After arresting Kilembwe, officers took him to a police station, where Mwabilu confronted him. According to Kilembwe, Mwabilu said, "You humiliated me in your newspaper, and now I am going to make you suffer." On August 22, Pot-Pourri published a front-page article alleging that Mwabilu had used funds earmarked for collective use by parliamentarians to launch his media company, L'Avenir Group.
On August 31, Kilembwe was transferred to Kinshasa's Penitentiary and Re-education Center. He was released on September 4 after paying US$100 and promising to appear before the public prosecutor twice a week. At the time of his release, there were no formal charges against him, according to the Kinshasa-based press freedom group Journaliste En Danger (JED) and the journalist himself.
On the evening of August 31, three days after JED's initial press release about Kilembwe, Mwabilu called JED Secretary-General Tshivis Tshivuadi and told him that JED had humiliated him, and that he would "do everything possible to make sure you are silenced," Tshivuadi told CPJ. The following day, L'Avenir published an editorial accusing JED of working for opposition parties, according to JED. Tshivuadi told CPJ that when JED sent the newspaper a formal response, L'Avenir refused to publish it.

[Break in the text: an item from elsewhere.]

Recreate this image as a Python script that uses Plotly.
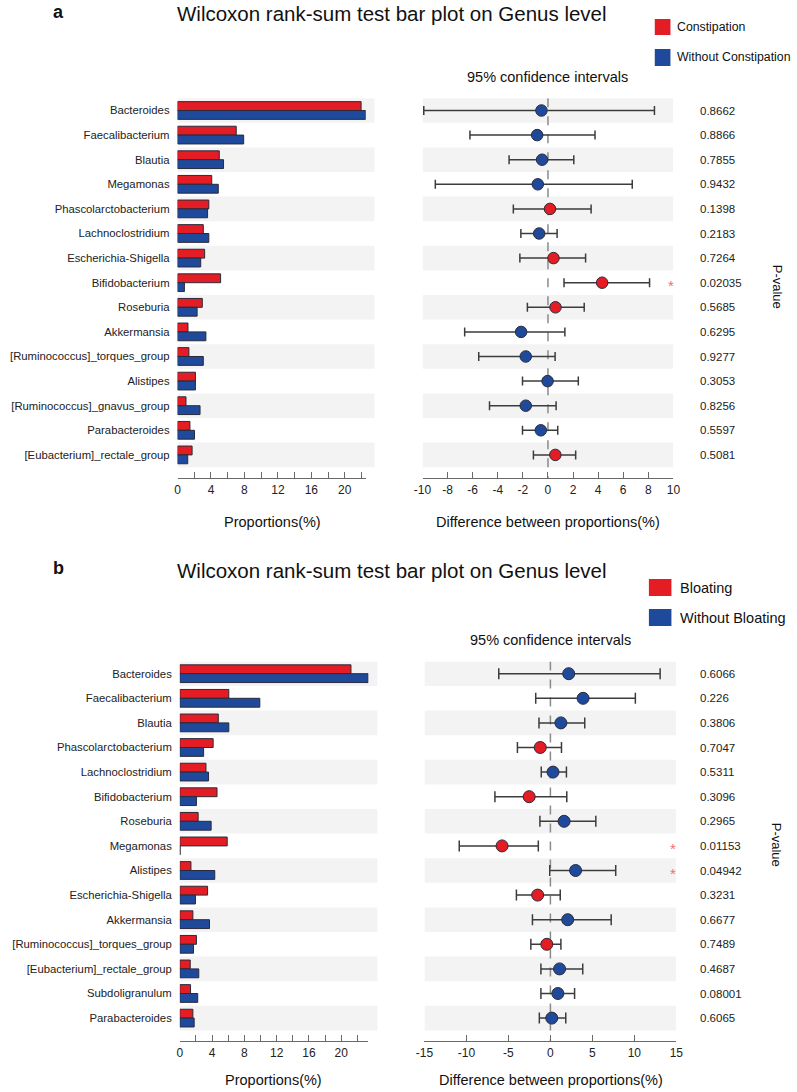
import plotly.graph_objects as go

W, H = 797, 1092
RED = "#e41c24"
BLUE = "#1f4a9c"
EDGE = "#2a2a3a"
STRIPE = "#f3f3f3"
FONT = "Liberation Sans, Arial, sans-serif"

# ---------------- Panel a data ----------------
genus_a = ["Bacteroides", "Faecalibacterium", "Blautia", "Megamonas", "Phascolarctobacterium",
           "Lachnoclostridium", "Escherichia-Shigella", "Bifidobacterium", "Roseburia", "Akkermansia",
           "[Ruminococcus]_torques_group", "Alistipes", "[Ruminococcus]_gnavus_group", "Parabacteroides",
           "[Eubacterium]_rectale_group"]
constipation = [21.95, 7.02, 4.99, 4.09, 3.74, 3.08, 3.24, 5.15, 2.96, 1.25, 1.36, 2.14, 1.01, 1.48, 1.74]
without_constipation = [22.5, 7.91, 5.50, 4.87, 3.59, 3.74, 2.77, 0.82, 2.34, 3.39, 3.08, 2.14, 2.69, 2.03, 1.22]
diff_a = [-0.52, -0.86, -0.47, -0.81, 0.16, -0.70, 0.44, 4.32, 0.60, -2.14, -1.77, -0.03, -1.77, -0.57, 0.59]
low_a = [-9.9, -6.22, -3.10, -8.98, -2.76, -2.16, -2.24, 1.28, -1.64, -6.64, -5.52, -2.03, -4.66, -2.03, -1.16]
high_a = [8.49, 3.75, 2.06, 6.72, 3.44, 0.73, 3.00, 8.10, 2.89, 1.35, 0.57, 2.42, 0.65, 0.78, 2.21]
pval_a = ["0.8662", "0.8866", "0.7855", "0.9432", "0.1398", "0.2183", "0.7264", "0.02035", "0.5685",
          "0.6295", "0.9277", "0.3053", "0.8256", "0.5597", "0.5081"]
sig_a = [7]
bar_ticks_a = [0, 2, 4, 6, 8, 10, 12, 14, 16, 18, 20, 22, 22.5]
bar_labels_a = ["0", "", "4", "", "8", "", "12", "", "16", "", "20", "", ""]
ci_ticks_a = [-10, -8, -6, -4, -2, 0, 2, 4, 6, 8, 10]
ci_labels_a = ["-10", "-8", "-6", "-4", "-2", "0", "2", "4", "6", "8", "10"]

# ---------------- Panel b data ----------------
genus_b = ["Bacteroides", "Faecalibacterium", "Blautia", "Phascolarctobacterium", "Lachnoclostridium",
           "Bifidobacterium", "Roseburia", "Megamonas", "Alistipes", "Escherichia-Shigella", "Akkermansia",
           "[Ruminococcus]_torques_group", "[Eubacterium]_rectale_group", "Subdoligranulum", "Parabacteroides"]
bloating = [21.2, 6.07, 4.77, 4.13, 3.24, 4.61, 2.27, 5.87, 1.38, 3.44, 1.62, 2.06, 1.29, 1.33, 1.62]
without_bloating = [23.34, 9.91, 6.07, 2.95, 3.56, 2.06, 3.88, 0.04, 4.33, 1.94, 3.68, 1.70, 2.35, 2.22, 1.78]
diff_b = [2.18, 3.89, 1.25, -1.21, 0.31, -2.53, 1.63, -5.76, 3.00, -1.52, 2.06, -0.43, 1.09, 0.89, 0.16]
low_b = [-6.15, -1.75, -1.36, -3.93, -1.09, -6.61, -1.25, -10.86, -0.08, -4.05, -2.14, -2.33, -1.13, -1.13, -1.32]
high_b = [13.07, 10.12, 4.09, 1.32, 1.91, 1.95, 5.41, -1.44, 7.78, 1.17, 7.24, 1.25, 3.85, 2.88, 1.83]
pval_b = ["0.6066", "0.226", "0.3806", "0.7047", "0.5311", "0.3096", "0.2965", "0.01153", "0.04942",
          "0.3231", "0.6677", "0.7489", "0.4687", "0.08001", "0.6065"]
sig_b = [7, 8]
bar_ticks_b = [0, 2, 4, 6, 8, 10, 12, 14, 16, 18, 20, 22, 23.35]
bar_labels_b = ["0", "", "4", "", "8", "", "12", "", "16", "", "20", "", ""]
ci_ticks_b = [-15, -10, -5, 0, 5, 10, 15]
ci_labels_b = ["-15", "-10", "-5", "0", "5", "10", "15"]


def px(x):
    return x / W


def py(y):
    return 1 - y / H


fig = go.Figure()
shapes = []
annotations = []


def panel(idx, genus, g1, g2, n1, n2, diff, low, high, pvals, sig, bar_range, bar_ticks, bar_labels,
          ci_range, ci_ticks, ci_labels, pos_is_red, geom):
    xa = "x" if idx == 0 else "x3"
    xc = "x2" if idx == 0 else "x4"
    ya = "y" if idx == 0 else "y2"
    rows = list(range(len(genus)))
    fig.add_trace(go.Bar(y=rows, x=g1, orientation="h", name=n1,
                         marker=dict(color=RED, line=dict(color=EDGE, width=1)),
                         xaxis=xa, yaxis=ya, showlegend=False))
    fig.add_trace(go.Bar(y=rows, x=g2, orientation="h", name=n2,
                         marker=dict(color=BLUE, line=dict(color=EDGE, width=1)),
                         xaxis=xa, yaxis=ya, showlegend=False))
    colors = [RED if ((d > 0) == pos_is_red) else BLUE for d in diff]
    plus = [h - d for h, d in zip(high, diff)]
    minus = [d - l for d, l in zip(diff, low)]
    fig.add_trace(go.Scatter(x=diff, y=rows, mode="markers", xaxis=xc, yaxis=ya, showlegend=False,
                             marker=dict(color=colors, size=geom["msize"], line=dict(color=EDGE, width=1)),
                             error_x=dict(type="data", symmetric=False, array=plus, arrayminus=minus,
                                          color="#3c3c3c", thickness=1.5, width=geom["cap"])))
    for r in rows:
        if r % 2 == 0:
            shapes.append(dict(type="rect", xref="paper", yref=ya, x0=px(geom["bx0"]), x1=px(geom["bstripe"]),
                               y0=r - 0.5, y1=r + 0.5, fillcolor=STRIPE, line=dict(width=0), layer="below"))
            shapes.append(dict(type="rect", xref=xc, yref=ya, x0=ci_range[0], x1=ci_range[1],
                               y0=r - 0.5, y1=r + 0.5, fillcolor=STRIPE, line=dict(width=0), layer="below"))
    shapes.append(dict(type="line", xref=xc, yref=ya, x0=0, x1=0, y0=-0.5, y1=geom["ybot"],
                       line=dict(color="#8a8a8a", width=1.5, dash="dash"), layer="below"))
    for r, p in zip(rows, pvals):
        annotations.append(dict(xref="paper", yref=ya, x=px(geom["pv"]), y=r, text=p, showarrow=False,
                                xanchor="left", font=dict(family=FONT, size=11.5, color="#222")))
    for r in sig:
        annotations.append(dict(xref="paper", yref=ya, x=px(geom["star"]), y=r + 0.12, text="*",
                                showarrow=False, font=dict(family=FONT, size=15, color="#ef6f6f")))
    top, bot = geom["top"], geom["bot"]
    ylay = dict(domain=[py(bot), py(top)], range=[geom["ybot"], -0.5], tickvals=rows, ticktext=genus,
                showgrid=False, zeroline=False, showline=False, ticks="", ticklabelstandoff=7,
                tickfont=dict(family=FONT, size=11.3, color="#222"), anchor=xa)
    xbar = dict(domain=[px(geom["bx0"]), px(geom["bx1"])], range=bar_range, tickvals=bar_ticks,
                ticktext=bar_labels, ticks="inside", ticklen=6, tickcolor="#6a6a6a", showline=True,
                linecolor="#6a6a6a", linewidth=1, showgrid=False, zeroline=False, anchor=ya,
                tickfont=dict(family=FONT, size=12, color="#222"))
    xci = dict(domain=[px(geom["cx0"]), px(geom["cx1"])], range=ci_range, tickvals=ci_ticks,
               ticktext=ci_labels, ticks="inside", ticklen=6, tickcolor="#6a6a6a", showline=True,
               linecolor="#6a6a6a", linewidth=1, showgrid=False, zeroline=False, anchor=ya,
               tickfont=dict(family=FONT, size=12, color="#222"))
    return ylay, xbar, xci


geom_a = dict(top=110.5 - 12.3, bot=110.5 + 14.95 * 24.6, ybot=14.95, bx0=172, bx1=364, bstripe=373,
              cx0=422, cx1=678, msize=11.5, cap=4.5, star=681, pv=703)
geom_b = dict(top=673.7 - 12.3, bot=673.7 + 14.95 * 24.6, ybot=14.95, bx0=174.3, bx1=366.7, bstripe=376,
              cx0=424, cx1=681, msize=12, cap=5.5, star=683, pv=703)

ya_lay, xa_lay, xa2_lay = panel(0, genus_a, constipation, without_constipation, "Constipation",
                                "Without Constipation", diff_a, low_a, high_a, pval_a, sig_a, [0, 22.5],
                                bar_ticks_a, bar_labels_a, [-10, 10], ci_ticks_a, ci_labels_a, True, geom_a)
yb_lay, xb_lay, xb2_lay = panel(1, genus_b, bloating, without_bloating, "Bloating", "Without Bloating",
                                diff_b, low_b, high_b, pval_b, sig_b, [0, 23.35], bar_ticks_b, bar_labels_b,
                                [-15, 15], ci_ticks_b, ci_labels_b, False, geom_b)


def text(x, y, s, size, anchor="center", vanchor="middle", angle=0, bold=False, color="#111"):
    annotations.append(dict(xref="paper", yref="paper", x=px(x), y=py(y),
                            text=("<b>%s</b>" % s) if bold else s,
                            showarrow=False, xanchor=anchor, yanchor=vanchor, textangle=angle,
                            font=dict(family=FONT, size=size, color=color)))


title = "Wilcoxon rank-sum test bar plot on Genus level"
# panel a headings
text(51, 0, "a", 18, vanchor="top", bold=True)
text(391, 0, title, 20.5, vanchor="top")
shapes.append(dict(type="rect", xref="paper", yref="paper", x0=px(659), x1=px(675), y0=py(35), y1=py(19),
                   fillcolor=RED, line=dict(width=0)))
shapes.append(dict(type="rect", xref="paper", yref="paper", x0=px(659), x1=px(675), y0=py(66), y1=py(49),
                   fillcolor=BLUE, line=dict(width=0)))
text(680, 27, "Constipation", 12.3, anchor="left")
text(680, 57, "Without Constipation", 12.3, anchor="left")
text(550, 77, "95% confidence intervals", 14.5)
text(784, 287, "P-value", 13, angle=90)
text(269, 522, "Proportions(%)", 14.5)
text(550, 522, "Difference between proportions(%)", 14.5)

# panel b headings
text(51, 556, "b", 18, vanchor="top", bold=True)
text(391, 557, title, 20.5, vanchor="top")
shapes.append(dict(type="rect", xref="paper", yref="paper", x0=px(653), x1=px(676), y0=py(596), y1=py(579),
                   fillcolor=RED, line=dict(width=0)))
shapes.append(dict(type="rect", xref="paper", yref="paper", x0=px(653), x1=px(676), y0=py(626), y1=py(609),
                   fillcolor=BLUE, line=dict(width=0)))
text(683, 588, "Bloating", 14.5, anchor="left")
text(683, 618, "Without Bloating", 14.5, anchor="left")
text(553, 640, "95% confidence intervals", 14.5)
text(784, 845, "P-value", 13, angle=90)
text(270, 1080, "Proportions(%)", 14.5)
text(553, 1080, "Difference between proportions(%)", 14.5)

fig.update_layout(
    width=W, height=H, margin=dict(l=0, r=0, t=0, b=0),
    paper_bgcolor="white", plot_bgcolor="rgba(0,0,0,0)",
    barmode="group", bargap=0.28, bargroupgap=0,
    xaxis=xa_lay, xaxis2=xa2_lay, yaxis=ya_lay,
    xaxis3=xb_lay, xaxis4=xb2_lay, yaxis2=yb_lay,
    shapes=shapes, annotations=annotations,
    font=dict(family=FONT, color="#222"),
)

fig.write_html("out.html", config={"displayModeBar": False},
               post_script="document.body.style.margin='0';document.body.style.padding='0';")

Kilembwe was released on September 4 without charge, according to the journalist.
OCTOBER 29, 2003
Simplice Kalunga wa Kalunga, Channel Media Broadcasting
Police arrested Kalunga, a journalist who hosts a political-affairs program on the private television network Channel Media Broadcasting, at the network's headquarters in the Gombe area of the capital, Kinshasa. The police also searched the network's offices and confiscated a videotape containing the October 23 broadcast of the journalist's program, "Nouvelle Donne" (New Deal).
The officers questioned the journalist for several hours about the program, in which Kalunga's guest speaker criticized the country's justice system and accused Justice Minister Kisimba Ngoy of interfering in the judiciary. According to the local press freedom group Journaliste en Danger, the officers accused Kalunga of insulting the justice minister during his program. The journalist was released the same day.